**Short problem**
Transcribe the material word for word, but without the images.

━━ Dataset content

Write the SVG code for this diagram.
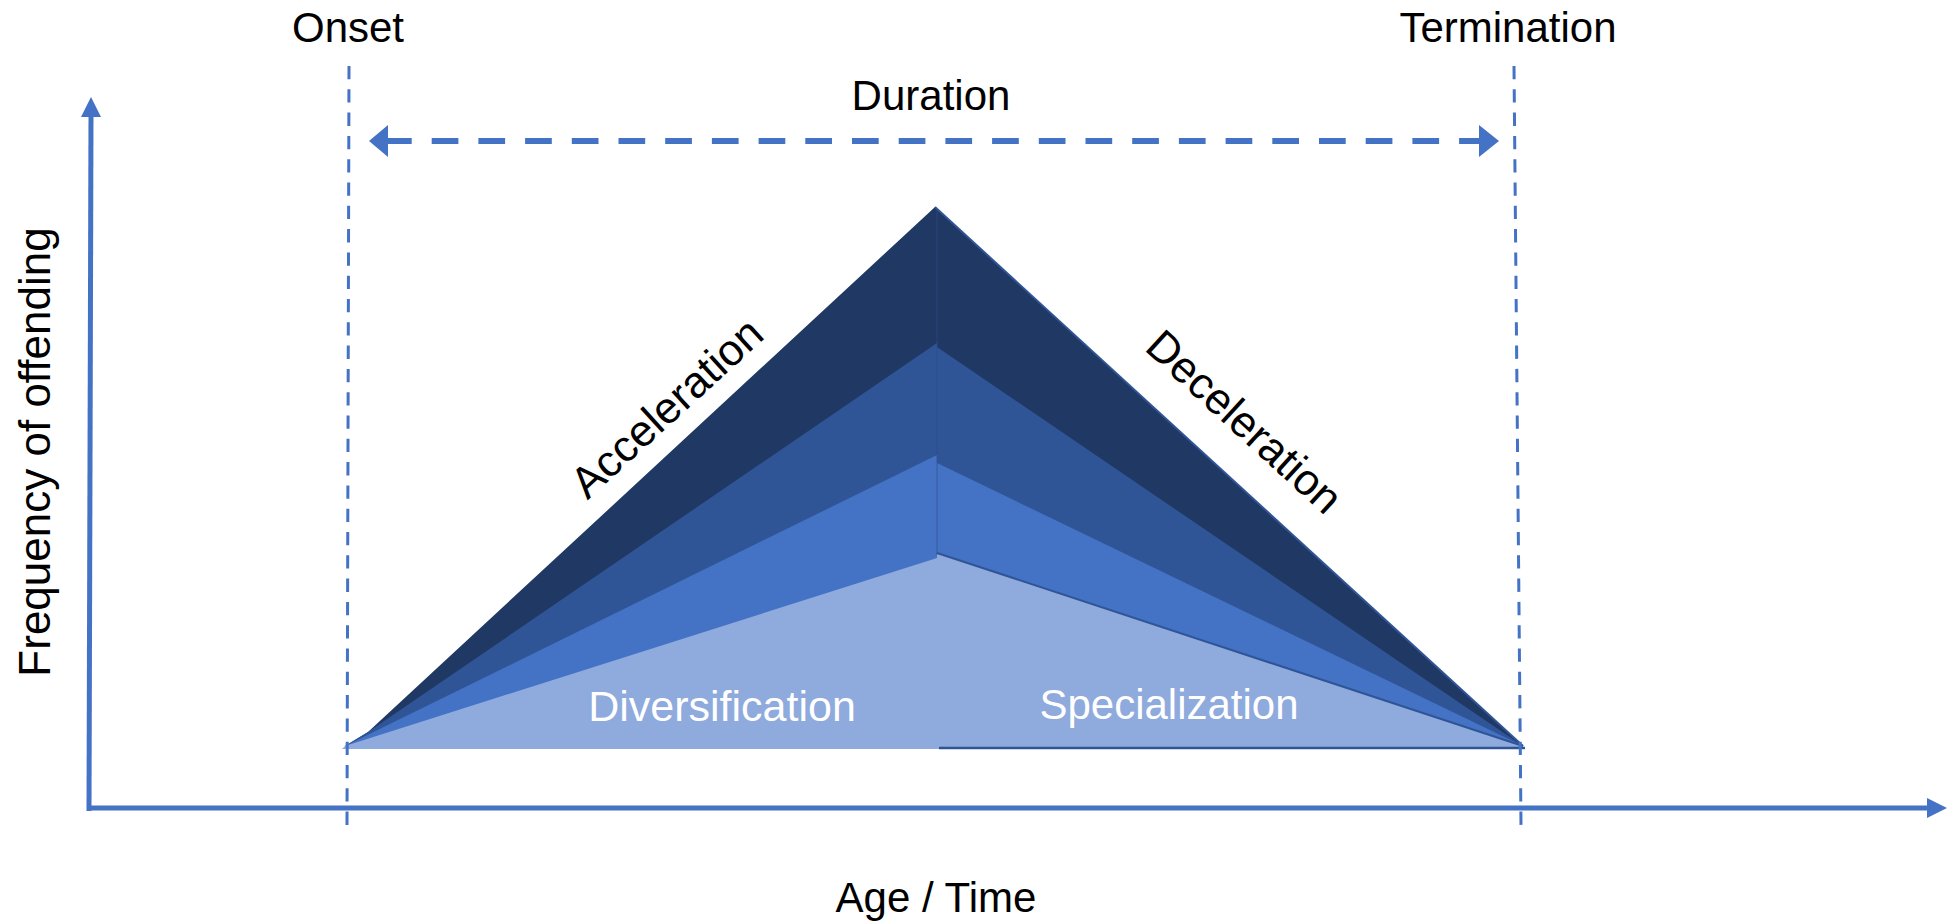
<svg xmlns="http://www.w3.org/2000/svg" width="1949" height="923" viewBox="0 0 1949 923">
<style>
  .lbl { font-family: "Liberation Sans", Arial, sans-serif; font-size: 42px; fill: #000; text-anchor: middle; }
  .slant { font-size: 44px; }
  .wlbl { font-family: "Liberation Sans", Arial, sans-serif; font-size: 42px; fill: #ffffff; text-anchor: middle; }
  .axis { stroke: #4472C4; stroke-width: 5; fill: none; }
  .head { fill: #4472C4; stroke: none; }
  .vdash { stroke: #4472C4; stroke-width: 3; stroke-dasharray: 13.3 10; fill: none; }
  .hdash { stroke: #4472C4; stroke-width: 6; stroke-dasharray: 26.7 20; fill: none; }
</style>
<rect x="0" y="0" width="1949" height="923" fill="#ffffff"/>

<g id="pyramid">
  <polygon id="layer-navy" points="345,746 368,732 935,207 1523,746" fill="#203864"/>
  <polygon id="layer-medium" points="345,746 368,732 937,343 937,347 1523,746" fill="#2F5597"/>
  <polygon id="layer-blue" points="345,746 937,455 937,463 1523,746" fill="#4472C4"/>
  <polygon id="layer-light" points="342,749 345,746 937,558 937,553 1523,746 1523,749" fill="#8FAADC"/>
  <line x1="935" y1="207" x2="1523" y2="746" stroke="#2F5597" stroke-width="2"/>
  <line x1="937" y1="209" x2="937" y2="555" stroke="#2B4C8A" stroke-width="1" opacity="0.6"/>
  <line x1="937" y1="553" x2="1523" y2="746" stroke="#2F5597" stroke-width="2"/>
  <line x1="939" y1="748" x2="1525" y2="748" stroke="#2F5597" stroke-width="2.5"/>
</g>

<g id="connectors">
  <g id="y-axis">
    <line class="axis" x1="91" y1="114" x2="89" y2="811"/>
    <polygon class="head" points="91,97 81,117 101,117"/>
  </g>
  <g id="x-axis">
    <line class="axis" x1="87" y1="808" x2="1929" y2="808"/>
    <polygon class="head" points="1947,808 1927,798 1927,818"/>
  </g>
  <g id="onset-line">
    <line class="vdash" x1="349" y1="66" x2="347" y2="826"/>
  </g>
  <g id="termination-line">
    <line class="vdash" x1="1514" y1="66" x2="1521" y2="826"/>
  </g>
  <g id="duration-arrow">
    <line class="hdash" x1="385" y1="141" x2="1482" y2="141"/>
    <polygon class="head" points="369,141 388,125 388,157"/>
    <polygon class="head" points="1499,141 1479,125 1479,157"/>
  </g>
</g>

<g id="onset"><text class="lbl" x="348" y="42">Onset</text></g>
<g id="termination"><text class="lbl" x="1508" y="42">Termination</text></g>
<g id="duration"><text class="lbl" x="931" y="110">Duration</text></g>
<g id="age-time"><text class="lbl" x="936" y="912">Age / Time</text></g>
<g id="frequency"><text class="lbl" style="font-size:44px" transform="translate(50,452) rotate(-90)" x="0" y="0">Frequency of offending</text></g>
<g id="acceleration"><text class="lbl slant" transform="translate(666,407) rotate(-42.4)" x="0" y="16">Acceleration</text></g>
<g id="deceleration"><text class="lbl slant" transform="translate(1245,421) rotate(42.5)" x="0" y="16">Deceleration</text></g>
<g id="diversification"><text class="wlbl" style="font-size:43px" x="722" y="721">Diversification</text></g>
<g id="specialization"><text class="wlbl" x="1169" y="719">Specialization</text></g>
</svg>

━━━━

**Solution to this task**
Write the SVG code for this diagram.
<svg xmlns="http://www.w3.org/2000/svg" width="1949" height="923" viewBox="0 0 1949 923">
<style>
  .lbl { font-family: "Liberation Sans", Arial, sans-serif; font-size: 42px; fill: #000; text-anchor: middle; }
  .slant { font-size: 44px; }
  .wlbl { font-family: "Liberation Sans", Arial, sans-serif; font-size: 42px; fill: #ffffff; text-anchor: middle; }
  .axis { stroke: #4472C4; stroke-width: 5; fill: none; }
  .head { fill: #4472C4; stroke: none; }
  .vdash { stroke: #4472C4; stroke-width: 3; stroke-dasharray: 13.3 10; fill: none; }
  .hdash { stroke: #4472C4; stroke-width: 6; stroke-dasharray: 26.7 20; fill: none; }
</style>
<rect x="0" y="0" width="1949" height="923" fill="#ffffff"/>

<g id="pyramid">
  <polygon id="layer-navy" points="345,746 368,732 935,207 1523,746" fill="#203864"/>
  <polygon id="layer-medium" points="345,746 368,732 937,343 937,347 1523,746" fill="#2F5597"/>
  <polygon id="layer-blue" points="345,746 937,455 937,463 1523,746" fill="#4472C4"/>
  <polygon id="layer-light" points="342,749 345,746 937,558 937,553 1523,746 1523,749" fill="#8FAADC"/>
  <line x1="935" y1="207" x2="1523" y2="746" stroke="#2F5597" stroke-width="2"/>
  <line x1="937" y1="209" x2="937" y2="555" stroke="#2B4C8A" stroke-width="1" opacity="0.6"/>
  <line x1="937" y1="553" x2="1523" y2="746" stroke="#2F5597" stroke-width="2"/>
  <line x1="939" y1="748" x2="1525" y2="748" stroke="#2F5597" stroke-width="2.5"/>
</g>

<g id="connectors">
  <g id="y-axis">
    <line class="axis" x1="91" y1="114" x2="89" y2="811"/>
    <polygon class="head" points="91,97 81,117 101,117"/>
  </g>
  <g id="x-axis">
    <line class="axis" x1="87" y1="808" x2="1929" y2="808"/>
    <polygon class="head" points="1947,808 1927,798 1927,818"/>
  </g>
  <g id="onset-line">
    <line class="vdash" x1="349" y1="66" x2="347" y2="826"/>
  </g>
  <g id="termination-line">
    <line class="vdash" x1="1514" y1="66" x2="1521" y2="826"/>
  </g>
  <g id="duration-arrow">
    <line class="hdash" x1="385" y1="141" x2="1482" y2="141"/>
    <polygon class="head" points="369,141 388,125 388,157"/>
    <polygon class="head" points="1499,141 1479,125 1479,157"/>
  </g>
</g>

<g id="onset"><text class="lbl" x="348" y="42">Onset</text></g>
<g id="termination"><text class="lbl" x="1508" y="42">Termination</text></g>
<g id="duration"><text class="lbl" x="931" y="110">Duration</text></g>
<g id="age-time"><text class="lbl" x="936" y="912">Age / Time</text></g>
<g id="frequency"><text class="lbl" style="font-size:44px" transform="translate(50,452) rotate(-90)" x="0" y="0">Frequency of offending</text></g>
<g id="acceleration"><text class="lbl slant" transform="translate(666,407) rotate(-42.4)" x="0" y="16">Acceleration</text></g>
<g id="deceleration"><text class="lbl slant" transform="translate(1245,421) rotate(42.5)" x="0" y="16">Deceleration</text></g>
<g id="diversification"><text class="wlbl" style="font-size:43px" x="722" y="721">Diversification</text></g>
<g id="specialization"><text class="wlbl" x="1169" y="719">Specialization</text></g>
</svg>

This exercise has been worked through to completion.